▶ **GIVEN TASK**
Copy each line that has the string "matplotlib" somewhere in it.

:: MATERIAL FOR THE TASK

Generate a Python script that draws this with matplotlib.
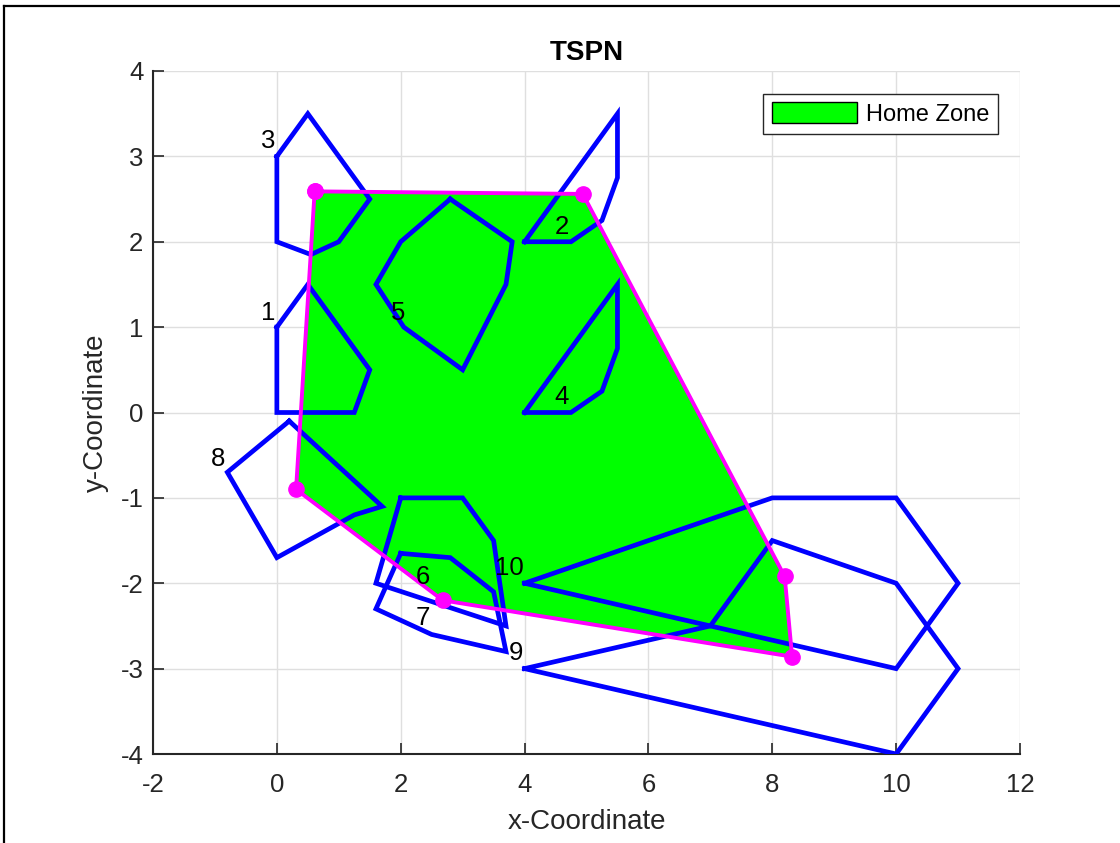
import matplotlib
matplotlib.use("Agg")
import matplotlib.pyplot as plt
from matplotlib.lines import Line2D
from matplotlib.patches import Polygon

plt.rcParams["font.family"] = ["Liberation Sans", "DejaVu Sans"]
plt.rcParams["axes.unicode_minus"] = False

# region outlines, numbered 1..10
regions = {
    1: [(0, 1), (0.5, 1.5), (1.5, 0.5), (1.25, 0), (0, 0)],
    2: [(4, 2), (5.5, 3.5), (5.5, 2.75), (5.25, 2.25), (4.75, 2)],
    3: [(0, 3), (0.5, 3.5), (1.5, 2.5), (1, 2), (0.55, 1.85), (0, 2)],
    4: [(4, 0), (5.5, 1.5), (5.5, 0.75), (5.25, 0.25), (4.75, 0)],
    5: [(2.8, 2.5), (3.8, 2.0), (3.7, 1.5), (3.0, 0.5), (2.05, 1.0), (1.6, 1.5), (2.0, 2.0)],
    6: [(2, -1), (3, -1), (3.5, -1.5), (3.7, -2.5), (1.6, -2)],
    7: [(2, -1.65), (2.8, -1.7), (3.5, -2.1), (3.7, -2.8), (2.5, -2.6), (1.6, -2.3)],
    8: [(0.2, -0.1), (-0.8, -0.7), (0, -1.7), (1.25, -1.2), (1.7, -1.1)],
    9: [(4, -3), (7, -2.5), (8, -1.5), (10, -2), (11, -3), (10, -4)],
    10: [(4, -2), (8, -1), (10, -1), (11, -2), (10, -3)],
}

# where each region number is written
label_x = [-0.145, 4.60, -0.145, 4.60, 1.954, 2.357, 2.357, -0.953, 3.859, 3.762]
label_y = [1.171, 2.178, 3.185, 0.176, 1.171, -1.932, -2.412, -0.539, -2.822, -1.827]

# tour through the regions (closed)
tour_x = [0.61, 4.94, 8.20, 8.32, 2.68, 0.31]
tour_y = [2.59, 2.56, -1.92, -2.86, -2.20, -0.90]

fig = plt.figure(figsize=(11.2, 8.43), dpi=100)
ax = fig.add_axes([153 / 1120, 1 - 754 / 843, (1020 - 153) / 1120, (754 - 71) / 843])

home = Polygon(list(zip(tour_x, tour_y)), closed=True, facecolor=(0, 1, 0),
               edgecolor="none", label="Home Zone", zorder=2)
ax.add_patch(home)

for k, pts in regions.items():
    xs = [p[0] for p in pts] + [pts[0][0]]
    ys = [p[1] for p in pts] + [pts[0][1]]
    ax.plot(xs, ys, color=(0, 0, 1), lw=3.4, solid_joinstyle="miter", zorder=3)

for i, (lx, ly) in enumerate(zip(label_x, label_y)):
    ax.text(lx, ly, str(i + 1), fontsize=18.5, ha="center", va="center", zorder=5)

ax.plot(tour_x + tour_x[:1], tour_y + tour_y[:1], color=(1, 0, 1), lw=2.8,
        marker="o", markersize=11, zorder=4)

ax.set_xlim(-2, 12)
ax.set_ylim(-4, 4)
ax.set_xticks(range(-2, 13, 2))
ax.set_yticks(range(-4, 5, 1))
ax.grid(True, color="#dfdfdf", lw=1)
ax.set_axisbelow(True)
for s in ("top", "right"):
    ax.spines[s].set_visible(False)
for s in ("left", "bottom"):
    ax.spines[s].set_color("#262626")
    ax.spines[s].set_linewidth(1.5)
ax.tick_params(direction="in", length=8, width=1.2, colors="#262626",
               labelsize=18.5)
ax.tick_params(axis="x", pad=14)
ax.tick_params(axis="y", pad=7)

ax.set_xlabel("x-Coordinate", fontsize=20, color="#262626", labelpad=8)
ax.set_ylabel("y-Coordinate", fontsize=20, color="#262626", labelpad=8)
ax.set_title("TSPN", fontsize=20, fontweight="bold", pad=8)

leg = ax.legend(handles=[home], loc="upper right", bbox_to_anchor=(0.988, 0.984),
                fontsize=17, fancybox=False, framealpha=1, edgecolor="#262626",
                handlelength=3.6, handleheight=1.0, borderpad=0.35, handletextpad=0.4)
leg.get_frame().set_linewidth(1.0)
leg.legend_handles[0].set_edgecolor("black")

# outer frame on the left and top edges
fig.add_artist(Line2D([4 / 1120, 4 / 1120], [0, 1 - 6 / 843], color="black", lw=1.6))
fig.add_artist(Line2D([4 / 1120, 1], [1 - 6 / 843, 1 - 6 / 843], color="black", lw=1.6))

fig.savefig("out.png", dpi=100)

::::
:: MATERIAL FOR THE TASK

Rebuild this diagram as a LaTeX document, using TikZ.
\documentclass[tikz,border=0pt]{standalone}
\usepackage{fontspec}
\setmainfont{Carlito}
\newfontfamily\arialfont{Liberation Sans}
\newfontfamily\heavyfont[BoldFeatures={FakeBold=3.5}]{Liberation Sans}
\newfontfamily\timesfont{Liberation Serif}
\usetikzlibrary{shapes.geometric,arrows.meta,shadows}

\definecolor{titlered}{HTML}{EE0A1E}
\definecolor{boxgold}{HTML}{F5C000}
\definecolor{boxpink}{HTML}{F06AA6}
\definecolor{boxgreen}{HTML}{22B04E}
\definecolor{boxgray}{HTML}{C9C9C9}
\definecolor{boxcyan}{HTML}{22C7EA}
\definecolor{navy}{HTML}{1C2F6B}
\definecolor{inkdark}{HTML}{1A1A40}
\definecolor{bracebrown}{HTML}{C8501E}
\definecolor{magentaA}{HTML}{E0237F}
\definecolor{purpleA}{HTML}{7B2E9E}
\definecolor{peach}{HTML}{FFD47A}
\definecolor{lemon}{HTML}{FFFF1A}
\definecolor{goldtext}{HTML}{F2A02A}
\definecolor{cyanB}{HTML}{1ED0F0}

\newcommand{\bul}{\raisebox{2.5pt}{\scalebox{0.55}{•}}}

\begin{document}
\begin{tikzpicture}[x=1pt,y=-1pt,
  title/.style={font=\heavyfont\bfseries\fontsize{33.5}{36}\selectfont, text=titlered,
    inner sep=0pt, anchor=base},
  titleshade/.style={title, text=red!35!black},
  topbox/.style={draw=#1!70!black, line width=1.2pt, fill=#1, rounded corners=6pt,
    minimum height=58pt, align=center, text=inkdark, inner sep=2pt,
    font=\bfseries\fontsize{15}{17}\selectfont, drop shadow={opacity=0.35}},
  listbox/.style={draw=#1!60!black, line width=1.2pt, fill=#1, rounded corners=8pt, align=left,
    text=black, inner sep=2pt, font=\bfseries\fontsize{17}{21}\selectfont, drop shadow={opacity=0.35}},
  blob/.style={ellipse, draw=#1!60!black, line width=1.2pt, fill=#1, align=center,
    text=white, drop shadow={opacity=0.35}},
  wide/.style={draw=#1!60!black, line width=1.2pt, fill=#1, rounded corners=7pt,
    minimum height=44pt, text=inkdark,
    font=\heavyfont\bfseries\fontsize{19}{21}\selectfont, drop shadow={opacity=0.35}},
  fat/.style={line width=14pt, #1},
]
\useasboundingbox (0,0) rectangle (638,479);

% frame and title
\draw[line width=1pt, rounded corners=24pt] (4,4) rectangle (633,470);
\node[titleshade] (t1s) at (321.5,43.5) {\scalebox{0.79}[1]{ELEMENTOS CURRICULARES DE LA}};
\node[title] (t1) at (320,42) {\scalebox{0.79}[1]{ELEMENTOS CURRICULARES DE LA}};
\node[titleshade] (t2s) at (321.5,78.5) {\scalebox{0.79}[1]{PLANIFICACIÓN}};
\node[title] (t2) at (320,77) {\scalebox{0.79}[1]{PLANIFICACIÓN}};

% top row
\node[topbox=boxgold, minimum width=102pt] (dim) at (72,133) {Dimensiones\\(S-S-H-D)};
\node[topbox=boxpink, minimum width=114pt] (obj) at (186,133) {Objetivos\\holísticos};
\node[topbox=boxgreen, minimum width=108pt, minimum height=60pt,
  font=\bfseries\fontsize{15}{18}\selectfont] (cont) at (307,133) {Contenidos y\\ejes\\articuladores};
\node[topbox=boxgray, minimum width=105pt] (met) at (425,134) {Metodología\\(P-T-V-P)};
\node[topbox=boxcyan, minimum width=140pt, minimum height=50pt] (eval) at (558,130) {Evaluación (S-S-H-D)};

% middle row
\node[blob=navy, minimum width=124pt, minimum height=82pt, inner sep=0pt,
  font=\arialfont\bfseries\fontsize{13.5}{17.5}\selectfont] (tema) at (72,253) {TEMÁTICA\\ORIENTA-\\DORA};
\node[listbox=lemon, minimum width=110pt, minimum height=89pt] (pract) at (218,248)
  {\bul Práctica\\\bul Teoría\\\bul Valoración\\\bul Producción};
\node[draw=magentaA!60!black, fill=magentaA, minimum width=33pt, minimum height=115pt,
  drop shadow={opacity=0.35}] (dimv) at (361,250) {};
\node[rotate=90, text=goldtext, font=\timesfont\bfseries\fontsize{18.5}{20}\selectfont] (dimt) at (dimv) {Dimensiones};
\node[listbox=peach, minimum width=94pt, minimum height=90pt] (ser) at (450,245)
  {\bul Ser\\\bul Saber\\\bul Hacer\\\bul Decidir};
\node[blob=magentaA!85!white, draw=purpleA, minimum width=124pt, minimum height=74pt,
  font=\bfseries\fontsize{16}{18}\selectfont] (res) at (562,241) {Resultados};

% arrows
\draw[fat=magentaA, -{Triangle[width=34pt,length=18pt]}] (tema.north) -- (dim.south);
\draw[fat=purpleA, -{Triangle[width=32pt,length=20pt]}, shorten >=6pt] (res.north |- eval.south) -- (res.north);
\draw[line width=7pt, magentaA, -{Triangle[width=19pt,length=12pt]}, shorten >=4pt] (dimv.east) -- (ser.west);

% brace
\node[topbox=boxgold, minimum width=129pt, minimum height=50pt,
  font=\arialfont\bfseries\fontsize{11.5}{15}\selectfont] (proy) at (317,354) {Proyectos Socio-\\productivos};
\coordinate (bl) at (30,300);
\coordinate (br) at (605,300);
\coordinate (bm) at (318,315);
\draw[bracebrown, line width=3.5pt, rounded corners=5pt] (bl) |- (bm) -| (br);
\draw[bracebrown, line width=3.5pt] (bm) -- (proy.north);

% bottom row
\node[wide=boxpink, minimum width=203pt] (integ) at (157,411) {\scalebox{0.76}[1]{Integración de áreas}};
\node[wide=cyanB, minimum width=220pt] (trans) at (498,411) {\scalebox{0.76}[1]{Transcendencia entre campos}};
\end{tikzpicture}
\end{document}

::::
:: MATERIAL FOR THE TASK

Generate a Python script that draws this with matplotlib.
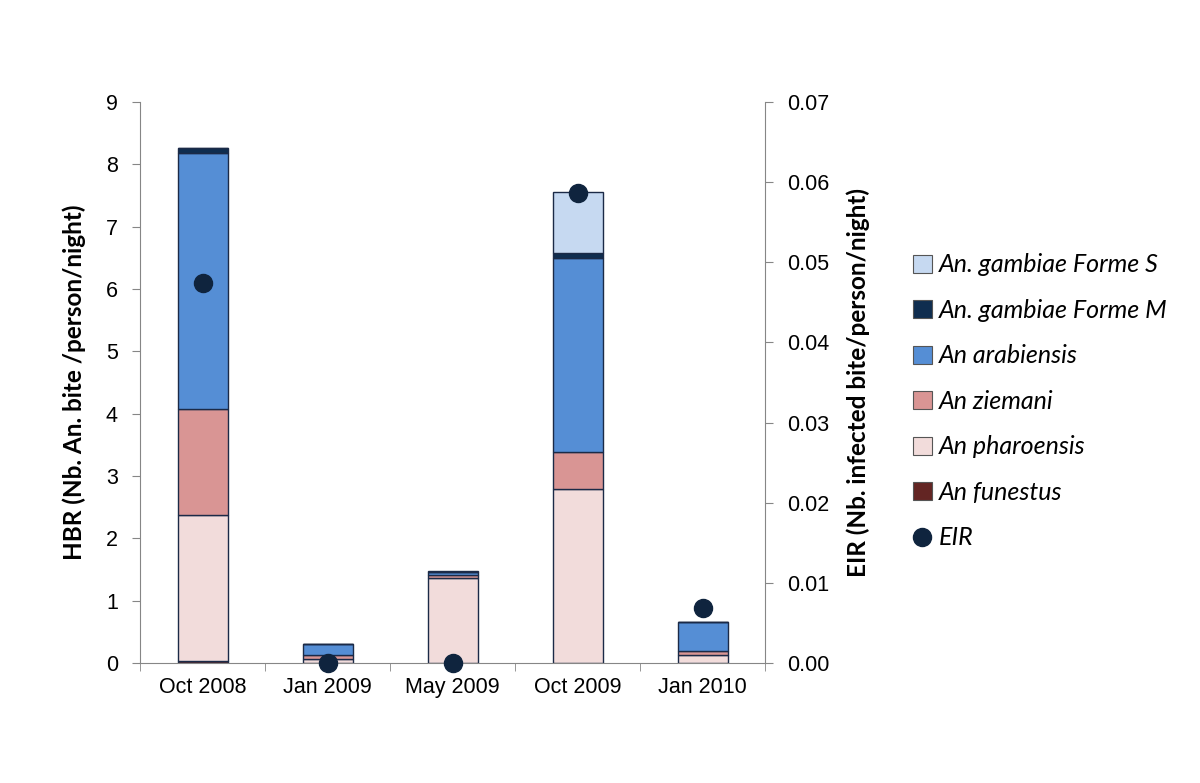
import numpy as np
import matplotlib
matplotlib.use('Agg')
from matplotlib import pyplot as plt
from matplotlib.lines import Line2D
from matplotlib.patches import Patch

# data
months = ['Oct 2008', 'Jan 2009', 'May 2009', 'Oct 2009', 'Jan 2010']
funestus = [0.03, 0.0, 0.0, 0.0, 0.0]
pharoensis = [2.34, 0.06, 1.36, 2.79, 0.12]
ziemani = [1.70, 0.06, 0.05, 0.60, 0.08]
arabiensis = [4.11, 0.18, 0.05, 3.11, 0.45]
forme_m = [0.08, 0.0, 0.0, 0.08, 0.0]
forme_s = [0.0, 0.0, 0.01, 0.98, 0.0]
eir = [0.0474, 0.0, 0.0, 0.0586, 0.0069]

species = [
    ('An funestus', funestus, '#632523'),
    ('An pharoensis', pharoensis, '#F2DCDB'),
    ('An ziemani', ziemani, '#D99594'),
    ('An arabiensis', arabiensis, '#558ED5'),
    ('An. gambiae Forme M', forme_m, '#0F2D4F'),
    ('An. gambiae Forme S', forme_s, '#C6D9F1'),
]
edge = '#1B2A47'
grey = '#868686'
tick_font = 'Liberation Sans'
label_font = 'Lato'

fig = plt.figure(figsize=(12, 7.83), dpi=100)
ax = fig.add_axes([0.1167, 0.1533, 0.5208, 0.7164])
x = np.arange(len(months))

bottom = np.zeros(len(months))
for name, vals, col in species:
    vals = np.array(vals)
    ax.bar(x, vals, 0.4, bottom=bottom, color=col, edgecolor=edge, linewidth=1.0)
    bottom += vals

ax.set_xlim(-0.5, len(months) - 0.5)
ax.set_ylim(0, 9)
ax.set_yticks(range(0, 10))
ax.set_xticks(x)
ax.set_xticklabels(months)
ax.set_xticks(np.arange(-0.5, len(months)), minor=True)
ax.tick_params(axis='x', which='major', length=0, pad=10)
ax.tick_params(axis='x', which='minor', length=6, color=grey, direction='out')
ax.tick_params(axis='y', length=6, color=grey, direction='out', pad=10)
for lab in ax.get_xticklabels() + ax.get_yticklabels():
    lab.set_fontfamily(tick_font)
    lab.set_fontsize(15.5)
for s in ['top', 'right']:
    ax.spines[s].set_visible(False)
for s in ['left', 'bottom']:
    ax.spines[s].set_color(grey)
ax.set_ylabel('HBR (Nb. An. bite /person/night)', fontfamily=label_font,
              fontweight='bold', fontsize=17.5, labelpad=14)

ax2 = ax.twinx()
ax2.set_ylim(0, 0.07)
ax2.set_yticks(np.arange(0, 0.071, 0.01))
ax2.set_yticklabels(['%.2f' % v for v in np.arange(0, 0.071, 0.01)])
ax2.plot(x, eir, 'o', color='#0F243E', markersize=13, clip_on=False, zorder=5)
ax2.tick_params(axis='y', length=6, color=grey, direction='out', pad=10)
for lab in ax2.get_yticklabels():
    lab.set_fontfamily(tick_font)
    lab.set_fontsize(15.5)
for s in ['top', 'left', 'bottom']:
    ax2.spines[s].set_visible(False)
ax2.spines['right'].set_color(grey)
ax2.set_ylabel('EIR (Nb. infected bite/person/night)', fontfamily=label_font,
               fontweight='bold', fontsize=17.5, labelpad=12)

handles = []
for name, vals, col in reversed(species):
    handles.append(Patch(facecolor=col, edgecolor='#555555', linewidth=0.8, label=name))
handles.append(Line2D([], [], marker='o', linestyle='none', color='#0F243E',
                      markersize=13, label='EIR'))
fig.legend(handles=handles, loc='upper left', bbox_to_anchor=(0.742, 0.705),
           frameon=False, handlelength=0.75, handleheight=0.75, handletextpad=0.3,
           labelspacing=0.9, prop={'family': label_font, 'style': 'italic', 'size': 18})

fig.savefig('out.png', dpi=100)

::::

▶ **FINAL ANSWER**
Generate a Python script that draws this with matplotlib.
import matplotlib
matplotlib.use("Agg")
import matplotlib.pyplot as plt
from matplotlib.lines import Line2D
from matplotlib.patches import Polygon
Generate a Python script that draws this with matplotlib.
import matplotlib
matplotlib.use('Agg')
from matplotlib import pyplot as plt
from matplotlib.lines import Line2D
from matplotlib.patches import Patch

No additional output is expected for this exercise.